DIRECTIONS: Only the pictures are omitted; repeat all other data exactly.
++++ AVAILABLE DATA
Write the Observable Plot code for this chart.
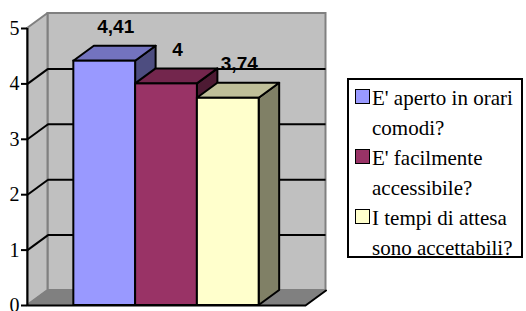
<!DOCTYPE html>
<html>
<head>
<meta charset="utf-8">
<script src="https://cdn.jsdelivr.net/npm/d3@7"></script>
<script src="https://cdn.jsdelivr.net/npm/@observablehq/plot@0.6"></script>
<style>
  html, body { margin: 0; padding: 0; background: #fff; }
  #wrap { position: relative; width: 526px; height: 311px; overflow: hidden; }
  #chart { position: absolute; left: 0; top: 0; }
  #legend {
    position: absolute; left: 347px; top: 78px; width: 176px; height: 180px;
    box-sizing: border-box; border: 2px solid #000; padding-top: 3px;
    font-family: "Liberation Serif", "Times New Roman", Times, "DejaVu Serif", serif;
    font-size: 21px; line-height: 30px; color: #000;
  }
  .item { position: relative; padding-left: 23px; white-space: pre; }
  .sw { position: absolute; left: 6px; top: 6px; width: 13px; height: 13px; border: 1.5px solid #000; }
</style>
</head>
<body>
<div id="wrap"><div id="chart"></div><div id="legend"></div></div>
<script>
// ---- data ----
const categories = ["E' aperto in orari\ncomodi?", "E' facilmente\naccessibile?", "I tempi di attesa\nsono accettabili?"];
const values = [4.41, 4, 3.74];
const valueLabels = ["4,41", "4", "3,74"];
const yTicks = [0, 1, 2, 3, 4, 5];

// ---- style ----
const serif = "'Liberation Serif', 'Times New Roman', Times, 'DejaVu Serif', serif";
const frontColors = ["#9999FF", "#993366", "#FFFFCC"];
const topColors = ["#7373BF", "#73264D", "#BFBF99"];
const sideColors = ["#4D4D80", "#4D1A33", "#808066"];
const W = 340, H = 311, mL = 27, mR = 35, mT = 28, mB = 6;
const xDomain = [-0.75, 3.75], yDomain = [0, 5];
const DX = 20.5 * (xDomain[1] - xDomain[0]) / (W - mL - mR);   // depth in x units
const DY = 15 * (yDomain[1] - yDomain[0]) / (H - mT - mB);      // depth in y units
const X0 = xDomain[0], X1 = xDomain[1], YM = yDomain[1];

const sideData = values.flatMap((v, i) => [
  {x: i + 1, y1: 0, y2: v, s: i},
  {x: i + 1 + DX, y1: DY, y2: v + DY, s: i}
]);
const topData = values.flatMap((v, i) => [
  {y: v, x1: i, x2: i + 1, s: i},
  {y: v + DY, x1: i + DX, x2: i + 1 + DX, s: i}
]);
const bars = values.map((v, i) => ({i, v, label: valueLabels[i]}));
const gridVals = yTicks.filter(t => t > 0 && t < YM);

const plot = Plot.plot({
  width: W, height: H,
  marginLeft: mL, marginRight: mR, marginTop: mT, marginBottom: mB,
  x: {domain: xDomain, axis: null},
  y: {domain: yDomain, axis: null},
  color: {type: "identity"},
  style: {background: "transparent", overflow: "visible"},
  marks: [
    Plot.rect([0], {x1: X0 + DX, x2: X1 + DX, y1: DY, y2: YM + DY, fill: "#C0C0C0", stroke: "#808080", strokeWidth: 2}),
    Plot.areaY([{x: X0, y1: 0, y2: YM}, {x: X0 + DX, y1: DY, y2: YM + DY}], {x: "x", y1: "y1", y2: "y2", fill: "#C0C0C0", stroke: "#808080", strokeWidth: 2}),
    Plot.areaX([{y: 0, x1: X0, x2: X1}, {y: DY, x1: X0 + DX, x2: X1 + DX}], {y: "y", x1: "x1", x2: "x2", fill: "#808080", stroke: "#808080", strokeWidth: 1}),
    Plot.ruleY(gridVals, {y: d => d + DY, x1: X0 + DX, x2: X1 + DX, stroke: "#000", strokeWidth: 2}),
    Plot.link(gridVals, {x1: X0, y1: d => d, x2: X0 + DX, y2: d => d + DY, stroke: "#000", strokeWidth: 2}),
    Plot.ruleX([X0], {y1: 0, y2: YM, stroke: "#000", strokeWidth: 2}),
    Plot.line([{x: X0, y: 0}, {x: X1, y: 0}, {x: X1 + DX, y: DY}], {x: "x", y: "y", stroke: "#000", strokeWidth: 2}),
    Plot.areaY(sideData, {x: "x", y1: "y1", y2: "y2", z: "s", fill: d => sideColors[d.s], stroke: "#000", strokeWidth: 2}),
    Plot.areaX(topData, {y: "y", x1: "x1", x2: "x2", z: "s", fill: d => topColors[d.s], stroke: "#000", strokeWidth: 2}),
    Plot.rect(bars, {x1: d => d.i, x2: d => d.i + 1, y1: 0, y2: "v", fill: d => frontColors[d.i], stroke: "#000", strokeWidth: 2}),
    Plot.text(bars, {x: d => d.i + 0.5, y: d => d.v + DY, text: "label", dx: 11, dy: -13, lineAnchor: "bottom",
      fontFamily: "'Liberation Sans', Arial, sans-serif", fontWeight: "bold", fontSize: 19, fill: "#000"}),
    Plot.axisY(yTicks, {anchor: "left", tickSize: 6, tickPadding: 2, strokeWidth: 2, stroke: "#000", color: "#000", label: null,
      fontFamily: serif, fontSize: 20, tickFormat: d => String(d)})
  ]
});
document.getElementById("chart").appendChild(plot);

const legend = document.getElementById("legend");
categories.forEach((c, i) => {
  const it = document.createElement("div");
  it.className = "item";
  const sw = document.createElement("span");
  sw.className = "sw";
  sw.style.background = frontColors[i];
  it.appendChild(sw);
  it.appendChild(document.createTextNode(c));
  legend.appendChild(it);
});
</script>
</body>
</html>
++++++++
SOLVED EXERCISE:
Write the Observable Plot code for this chart.
<!DOCTYPE html>
<html>
<head>
<meta charset="utf-8">
<script src="https://cdn.jsdelivr.net/npm/d3@7"></script>
<script src="https://cdn.jsdelivr.net/npm/@observablehq/plot@0.6"></script>
<style>
  html, body { margin: 0; padding: 0; background: #fff; }
  #wrap { position: relative; width: 526px; height: 311px; overflow: hidden; }
  #chart { position: absolute; left: 0; top: 0; }
  #legend {
    position: absolute; left: 347px; top: 78px; width: 176px; height: 180px;
    box-sizing: border-box; border: 2px solid #000; padding-top: 3px;
    font-family: "Liberation Serif", "Times New Roman", Times, "DejaVu Serif", serif;
    font-size: 21px; line-height: 30px; color: #000;
  }
  .item { position: relative; padding-left: 23px; white-space: pre; }
  .sw { position: absolute; left: 6px; top: 6px; width: 13px; height: 13px; border: 1.5px solid #000; }
</style>
</head>
<body>
<div id="wrap"><div id="chart"></div><div id="legend"></div></div>
<script>
// ---- data ----
const categories = ["E' aperto in orari\ncomodi?", "E' facilmente\naccessibile?", "I tempi di attesa\nsono accettabili?"];
const values = [4.41, 4, 3.74];
const valueLabels = ["4,41", "4", "3,74"];
const yTicks = [0, 1, 2, 3, 4, 5];

// ---- style ----
const serif = "'Liberation Serif', 'Times New Roman', Times, 'DejaVu Serif', serif";
const frontColors = ["#9999FF", "#993366", "#FFFFCC"];
const topColors = ["#7373BF", "#73264D", "#BFBF99"];
const sideColors = ["#4D4D80", "#4D1A33", "#808066"];
const W = 340, H = 311, mL = 27, mR = 35, mT = 28, mB = 6;
const xDomain = [-0.75, 3.75], yDomain = [0, 5];
const DX = 20.5 * (xDomain[1] - xDomain[0]) / (W - mL - mR);   // depth in x units
const DY = 15 * (yDomain[1] - yDomain[0]) / (H - mT - mB);      // depth in y units
const X0 = xDomain[0], X1 = xDomain[1], YM = yDomain[1];

const sideData = values.flatMap((v, i) => [
  {x: i + 1, y1: 0, y2: v, s: i},
  {x: i + 1 + DX, y1: DY, y2: v + DY, s: i}
]);
const topData = values.flatMap((v, i) => [
  {y: v, x1: i, x2: i + 1, s: i},
  {y: v + DY, x1: i + DX, x2: i + 1 + DX, s: i}
]);
const bars = values.map((v, i) => ({i, v, label: valueLabels[i]}));
const gridVals = yTicks.filter(t => t > 0 && t < YM);

const plot = Plot.plot({
  width: W, height: H,
  marginLeft: mL, marginRight: mR, marginTop: mT, marginBottom: mB,
  x: {domain: xDomain, axis: null},
  y: {domain: yDomain, axis: null},
  color: {type: "identity"},
  style: {background: "transparent", overflow: "visible"},
  marks: [
    Plot.rect([0], {x1: X0 + DX, x2: X1 + DX, y1: DY, y2: YM + DY, fill: "#C0C0C0", stroke: "#808080", strokeWidth: 2}),
    Plot.areaY([{x: X0, y1: 0, y2: YM}, {x: X0 + DX, y1: DY, y2: YM + DY}], {x: "x", y1: "y1", y2: "y2", fill: "#C0C0C0", stroke: "#808080", strokeWidth: 2}),
    Plot.areaX([{y: 0, x1: X0, x2: X1}, {y: DY, x1: X0 + DX, x2: X1 + DX}], {y: "y", x1: "x1", x2: "x2", fill: "#808080", stroke: "#808080", strokeWidth: 1}),
    Plot.ruleY(gridVals, {y: d => d + DY, x1: X0 + DX, x2: X1 + DX, stroke: "#000", strokeWidth: 2}),
    Plot.link(gridVals, {x1: X0, y1: d => d, x2: X0 + DX, y2: d => d + DY, stroke: "#000", strokeWidth: 2}),
    Plot.ruleX([X0], {y1: 0, y2: YM, stroke: "#000", strokeWidth: 2}),
    Plot.line([{x: X0, y: 0}, {x: X1, y: 0}, {x: X1 + DX, y: DY}], {x: "x", y: "y", stroke: "#000", strokeWidth: 2}),
    Plot.areaY(sideData, {x: "x", y1: "y1", y2: "y2", z: "s", fill: d => sideColors[d.s], stroke: "#000", strokeWidth: 2}),
    Plot.areaX(topData, {y: "y", x1: "x1", x2: "x2", z: "s", fill: d => topColors[d.s], stroke: "#000", strokeWidth: 2}),
    Plot.rect(bars, {x1: d => d.i, x2: d => d.i + 1, y1: 0, y2: "v", fill: d => frontColors[d.i], stroke: "#000", strokeWidth: 2}),
    Plot.text(bars, {x: d => d.i + 0.5, y: d => d.v + DY, text: "label", dx: 11, dy: -13, lineAnchor: "bottom",
      fontFamily: "'Liberation Sans', Arial, sans-serif", fontWeight: "bold", fontSize: 19, fill: "#000"}),
    Plot.axisY(yTicks, {anchor: "left", tickSize: 6, tickPadding: 2, strokeWidth: 2, stroke: "#000", color: "#000", label: null,
      fontFamily: serif, fontSize: 20, tickFormat: d => String(d)})
  ]
});
document.getElementById("chart").appendChild(plot);

const legend = document.getElementById("legend");
categories.forEach((c, i) => {
  const it = document.createElement("div");
  it.className = "item";
  const sw = document.createElement("span");
  sw.className = "sw";
  sw.style.background = frontColors[i];
  it.appendChild(sw);
  it.appendChild(document.createTextNode(c));
  legend.appendChild(it);
});
</script>
</body>
</html>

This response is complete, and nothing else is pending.